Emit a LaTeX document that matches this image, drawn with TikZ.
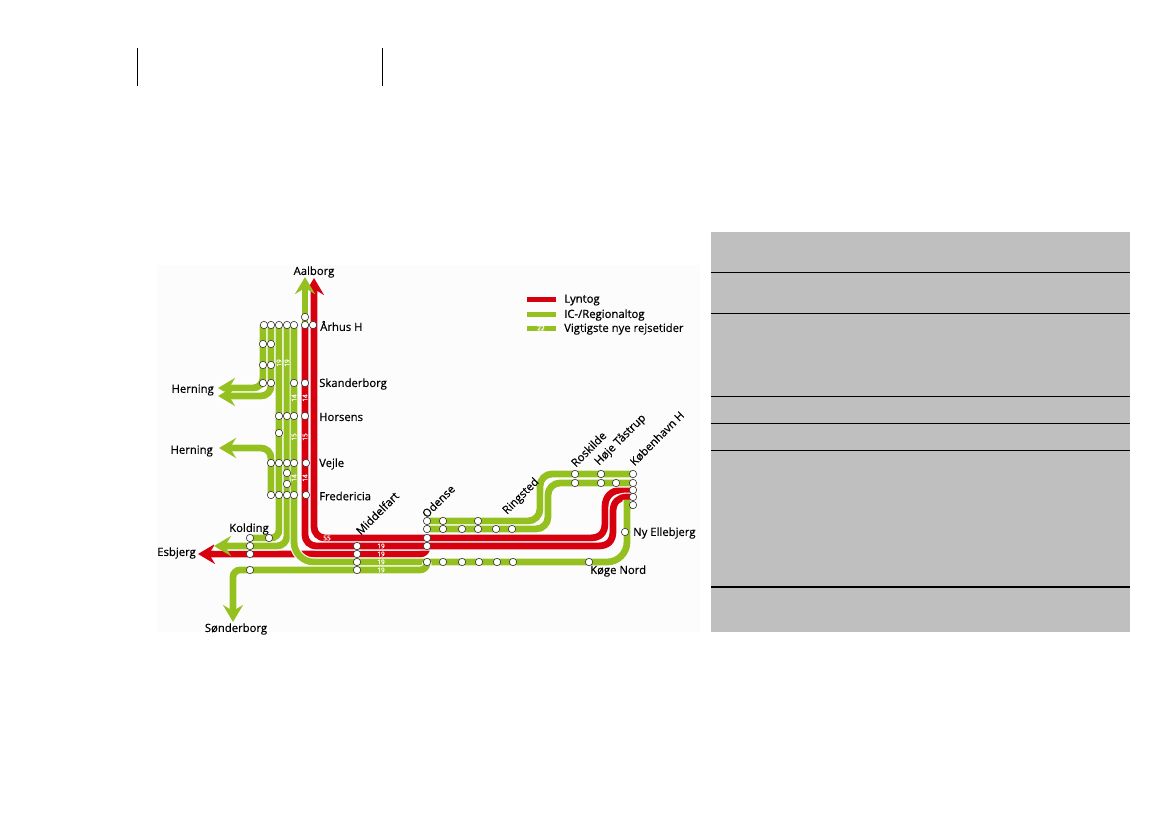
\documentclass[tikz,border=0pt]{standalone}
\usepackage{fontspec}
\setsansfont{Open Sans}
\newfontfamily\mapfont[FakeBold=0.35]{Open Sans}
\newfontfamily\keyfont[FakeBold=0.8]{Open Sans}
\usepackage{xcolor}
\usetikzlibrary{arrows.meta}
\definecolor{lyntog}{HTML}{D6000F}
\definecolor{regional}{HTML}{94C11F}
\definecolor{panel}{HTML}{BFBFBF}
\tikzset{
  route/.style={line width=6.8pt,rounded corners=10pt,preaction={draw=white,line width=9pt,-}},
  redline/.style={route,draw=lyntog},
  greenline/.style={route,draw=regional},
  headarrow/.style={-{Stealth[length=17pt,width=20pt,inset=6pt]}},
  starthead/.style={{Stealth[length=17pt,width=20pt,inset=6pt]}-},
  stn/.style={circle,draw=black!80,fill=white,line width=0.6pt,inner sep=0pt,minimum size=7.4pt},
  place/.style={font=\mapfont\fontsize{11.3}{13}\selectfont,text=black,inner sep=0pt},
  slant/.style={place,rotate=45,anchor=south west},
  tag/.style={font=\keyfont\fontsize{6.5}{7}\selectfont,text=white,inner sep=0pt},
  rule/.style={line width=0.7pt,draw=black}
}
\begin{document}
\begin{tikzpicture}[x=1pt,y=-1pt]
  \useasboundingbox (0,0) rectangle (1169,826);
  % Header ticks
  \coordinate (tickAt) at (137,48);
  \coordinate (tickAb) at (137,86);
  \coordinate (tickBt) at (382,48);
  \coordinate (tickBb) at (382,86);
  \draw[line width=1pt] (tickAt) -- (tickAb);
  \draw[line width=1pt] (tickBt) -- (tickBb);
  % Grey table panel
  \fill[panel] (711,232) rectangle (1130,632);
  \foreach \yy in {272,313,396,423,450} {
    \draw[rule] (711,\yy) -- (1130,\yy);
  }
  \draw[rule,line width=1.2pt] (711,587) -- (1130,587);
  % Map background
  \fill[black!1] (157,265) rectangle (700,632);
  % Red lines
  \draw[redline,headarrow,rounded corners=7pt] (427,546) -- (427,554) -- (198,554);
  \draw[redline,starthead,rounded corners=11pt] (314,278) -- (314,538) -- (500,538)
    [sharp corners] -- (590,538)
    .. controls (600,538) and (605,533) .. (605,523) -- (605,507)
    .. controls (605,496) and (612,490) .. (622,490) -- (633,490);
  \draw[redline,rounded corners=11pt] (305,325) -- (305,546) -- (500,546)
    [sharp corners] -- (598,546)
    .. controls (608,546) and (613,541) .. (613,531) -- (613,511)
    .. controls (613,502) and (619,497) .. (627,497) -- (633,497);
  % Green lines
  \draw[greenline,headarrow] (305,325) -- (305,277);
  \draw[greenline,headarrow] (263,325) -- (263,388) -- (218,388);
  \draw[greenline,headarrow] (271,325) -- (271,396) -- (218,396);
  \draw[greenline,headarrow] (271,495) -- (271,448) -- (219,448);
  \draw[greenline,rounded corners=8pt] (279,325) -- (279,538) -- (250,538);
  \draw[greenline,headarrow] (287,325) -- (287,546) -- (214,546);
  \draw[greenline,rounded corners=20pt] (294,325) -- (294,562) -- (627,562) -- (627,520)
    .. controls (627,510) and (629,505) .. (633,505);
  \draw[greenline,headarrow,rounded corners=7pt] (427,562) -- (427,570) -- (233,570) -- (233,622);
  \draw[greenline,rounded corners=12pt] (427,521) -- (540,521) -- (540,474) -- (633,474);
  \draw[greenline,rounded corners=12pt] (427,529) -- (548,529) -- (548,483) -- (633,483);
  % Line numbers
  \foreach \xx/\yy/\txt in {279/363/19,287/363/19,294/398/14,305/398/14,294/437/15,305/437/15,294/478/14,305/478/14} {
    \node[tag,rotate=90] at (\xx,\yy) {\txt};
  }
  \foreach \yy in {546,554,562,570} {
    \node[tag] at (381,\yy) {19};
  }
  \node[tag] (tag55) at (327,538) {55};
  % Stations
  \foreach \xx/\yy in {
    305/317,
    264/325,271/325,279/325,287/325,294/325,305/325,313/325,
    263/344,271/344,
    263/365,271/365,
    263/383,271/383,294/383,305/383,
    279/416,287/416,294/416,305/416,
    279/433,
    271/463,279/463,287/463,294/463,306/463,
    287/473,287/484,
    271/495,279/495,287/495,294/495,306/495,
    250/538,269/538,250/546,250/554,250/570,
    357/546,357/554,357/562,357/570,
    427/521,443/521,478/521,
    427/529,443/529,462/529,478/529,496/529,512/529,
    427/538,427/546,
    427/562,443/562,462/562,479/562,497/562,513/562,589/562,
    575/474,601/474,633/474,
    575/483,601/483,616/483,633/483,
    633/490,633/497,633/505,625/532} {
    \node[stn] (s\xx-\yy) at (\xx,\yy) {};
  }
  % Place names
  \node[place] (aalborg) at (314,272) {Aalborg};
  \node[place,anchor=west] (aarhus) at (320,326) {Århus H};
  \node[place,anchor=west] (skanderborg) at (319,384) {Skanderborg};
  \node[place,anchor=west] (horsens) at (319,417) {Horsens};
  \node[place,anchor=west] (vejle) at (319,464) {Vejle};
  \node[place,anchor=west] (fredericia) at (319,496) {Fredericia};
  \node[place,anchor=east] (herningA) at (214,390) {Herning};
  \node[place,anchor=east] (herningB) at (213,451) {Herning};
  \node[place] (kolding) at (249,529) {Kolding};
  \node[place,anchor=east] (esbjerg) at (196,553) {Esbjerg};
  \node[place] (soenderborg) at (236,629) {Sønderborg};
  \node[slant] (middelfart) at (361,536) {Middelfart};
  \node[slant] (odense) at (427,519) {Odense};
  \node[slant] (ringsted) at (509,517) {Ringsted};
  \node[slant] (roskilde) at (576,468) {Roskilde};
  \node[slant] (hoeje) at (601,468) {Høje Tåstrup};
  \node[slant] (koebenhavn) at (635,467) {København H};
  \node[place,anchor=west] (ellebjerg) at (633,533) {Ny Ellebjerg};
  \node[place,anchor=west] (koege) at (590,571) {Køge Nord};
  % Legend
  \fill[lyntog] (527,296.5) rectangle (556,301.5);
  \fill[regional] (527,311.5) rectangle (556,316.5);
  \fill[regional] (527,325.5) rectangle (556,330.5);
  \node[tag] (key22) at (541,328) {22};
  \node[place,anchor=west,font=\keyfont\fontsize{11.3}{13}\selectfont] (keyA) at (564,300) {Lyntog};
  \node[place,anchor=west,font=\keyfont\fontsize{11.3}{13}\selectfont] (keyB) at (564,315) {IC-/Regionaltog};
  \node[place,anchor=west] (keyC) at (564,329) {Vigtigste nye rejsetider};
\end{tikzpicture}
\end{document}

◆ WORK INSTRUCTIONS ◆
Leave the pictures out and output the rest of the listing exactly.

◆ RESULT FOR THIS TASK ◆
Emit a LaTeX document that matches this image, drawn with TikZ.
\documentclass[tikz,border=0pt]{standalone}
\usepackage{fontspec}
\setsansfont{Open Sans}
\newfontfamily\mapfont[FakeBold=0.35]{Open Sans}
\newfontfamily\keyfont[FakeBold=0.8]{Open Sans}
\usepackage{xcolor}
\usetikzlibrary{arrows.meta}
\definecolor{lyntog}{HTML}{D6000F}
\definecolor{regional}{HTML}{94C11F}
\definecolor{panel}{HTML}{BFBFBF}
\tikzset{
  route/.style={line width=6.8pt,rounded corners=10pt,preaction={draw=white,line width=9pt,-}},
  redline/.style={route,draw=lyntog},
  greenline/.style={route,draw=regional},
  headarrow/.style={-{Stealth[length=17pt,width=20pt,inset=6pt]}},
  starthead/.style={{Stealth[length=17pt,width=20pt,inset=6pt]}-},
  stn/.style={circle,draw=black!80,fill=white,line width=0.6pt,inner sep=0pt,minimum size=7.4pt},
  place/.style={font=\mapfont\fontsize{11.3}{13}\selectfont,text=black,inner sep=0pt},
  slant/.style={place,rotate=45,anchor=south west},
  tag/.style={font=\keyfont\fontsize{6.5}{7}\selectfont,text=white,inner sep=0pt},
  rule/.style={line width=0.7pt,draw=black}
}
\begin{document}
\begin{tikzpicture}[x=1pt,y=-1pt]
  \useasboundingbox (0,0) rectangle (1169,826);
  % Header ticks
  \coordinate (tickAt) at (137,48);
  \coordinate (tickAb) at (137,86);
  \coordinate (tickBt) at (382,48);
  \coordinate (tickBb) at (382,86);
  \draw[line width=1pt] (tickAt) -- (tickAb);
  \draw[line width=1pt] (tickBt) -- (tickBb);
  % Grey table panel
  \fill[panel] (711,232) rectangle (1130,632);
  \foreach \yy in {272,313,396,423,450} {
    \draw[rule] (711,\yy) -- (1130,\yy);
  }
  \draw[rule,line width=1.2pt] (711,587) -- (1130,587);
  % Map background
  \fill[black!1] (157,265) rectangle (700,632);
  % Red lines
  \draw[redline,headarrow,rounded corners=7pt] (427,546) -- (427,554) -- (198,554);
  \draw[redline,starthead,rounded corners=11pt] (314,278) -- (314,538) -- (500,538)
    [sharp corners] -- (590,538)
    .. controls (600,538) and (605,533) .. (605,523) -- (605,507)
    .. controls (605,496) and (612,490) .. (622,490) -- (633,490);
  \draw[redline,rounded corners=11pt] (305,325) -- (305,546) -- (500,546)
    [sharp corners] -- (598,546)
    .. controls (608,546) and (613,541) .. (613,531) -- (613,511)
    .. controls (613,502) and (619,497) .. (627,497) -- (633,497);
  % Green lines
  \draw[greenline,headarrow] (305,325) -- (305,277);
  \draw[greenline,headarrow] (263,325) -- (263,388) -- (218,388);
  \draw[greenline,headarrow] (271,325) -- (271,396) -- (218,396);
  \draw[greenline,headarrow] (271,495) -- (271,448) -- (219,448);
  \draw[greenline,rounded corners=8pt] (279,325) -- (279,538) -- (250,538);
  \draw[greenline,headarrow] (287,325) -- (287,546) -- (214,546);
  \draw[greenline,rounded corners=20pt] (294,325) -- (294,562) -- (627,562) -- (627,520)
    .. controls (627,510) and (629,505) .. (633,505);
  \draw[greenline,headarrow,rounded corners=7pt] (427,562) -- (427,570) -- (233,570) -- (233,622);
  \draw[greenline,rounded corners=12pt] (427,521) -- (540,521) -- (540,474) -- (633,474);
  \draw[greenline,rounded corners=12pt] (427,529) -- (548,529) -- (548,483) -- (633,483);
  % Line numbers
  \foreach \xx/\yy/\txt in {279/363/19,287/363/19,294/398/14,305/398/14,294/437/15,305/437/15,294/478/14,305/478/14} {
    \node[tag,rotate=90] at (\xx,\yy) {\txt};
  }
  \foreach \yy in {546,554,562,570} {
    \node[tag] at (381,\yy) {19};
  }
  \node[tag] (tag55) at (327,538) {55};
  % Stations
  \foreach \xx/\yy in {
    305/317,
    264/325,271/325,279/325,287/325,294/325,305/325,313/325,
    263/344,271/344,
    263/365,271/365,
    263/383,271/383,294/383,305/383,
    279/416,287/416,294/416,305/416,
    279/433,
    271/463,279/463,287/463,294/463,306/463,
    287/473,287/484,
    271/495,279/495,287/495,294/495,306/495,
    250/538,269/538,250/546,250/554,250/570,
    357/546,357/554,357/562,357/570,
    427/521,443/521,478/521,
    427/529,443/529,462/529,478/529,496/529,512/529,
    427/538,427/546,
    427/562,443/562,462/562,479/562,497/562,513/562,589/562,
    575/474,601/474,633/474,
    575/483,601/483,616/483,633/483,
    633/490,633/497,633/505,625/532} {
    \node[stn] (s\xx-\yy) at (\xx,\yy) {};
  }
  % Place names
  \node[place] (aalborg) at (314,272) {Aalborg};
  \node[place,anchor=west] (aarhus) at (320,326) {Århus H};
  \node[place,anchor=west] (skanderborg) at (319,384) {Skanderborg};
  \node[place,anchor=west] (horsens) at (319,417) {Horsens};
  \node[place,anchor=west] (vejle) at (319,464) {Vejle};
  \node[place,anchor=west] (fredericia) at (319,496) {Fredericia};
  \node[place,anchor=east] (herningA) at (214,390) {Herning};
  \node[place,anchor=east] (herningB) at (213,451) {Herning};
  \node[place] (kolding) at (249,529) {Kolding};
  \node[place,anchor=east] (esbjerg) at (196,553) {Esbjerg};
  \node[place] (soenderborg) at (236,629) {Sønderborg};
  \node[slant] (middelfart) at (361,536) {Middelfart};
  \node[slant] (odense) at (427,519) {Odense};
  \node[slant] (ringsted) at (509,517) {Ringsted};
  \node[slant] (roskilde) at (576,468) {Roskilde};
  \node[slant] (hoeje) at (601,468) {Høje Tåstrup};
  \node[slant] (koebenhavn) at (635,467) {København H};
  \node[place,anchor=west] (ellebjerg) at (633,533) {Ny Ellebjerg};
  \node[place,anchor=west] (koege) at (590,571) {Køge Nord};
  % Legend
  \fill[lyntog] (527,296.5) rectangle (556,301.5);
  \fill[regional] (527,311.5) rectangle (556,316.5);
  \fill[regional] (527,325.5) rectangle (556,330.5);
  \node[tag] (key22) at (541,328) {22};
  \node[place,anchor=west,font=\keyfont\fontsize{11.3}{13}\selectfont] (keyA) at (564,300) {Lyntog};
  \node[place,anchor=west,font=\keyfont\fontsize{11.3}{13}\selectfont] (keyB) at (564,315) {IC-/Regionaltog};
  \node[place,anchor=west] (keyC) at (564,329) {Vigtigste nye rejsetider};
\end{tikzpicture}
\end{document}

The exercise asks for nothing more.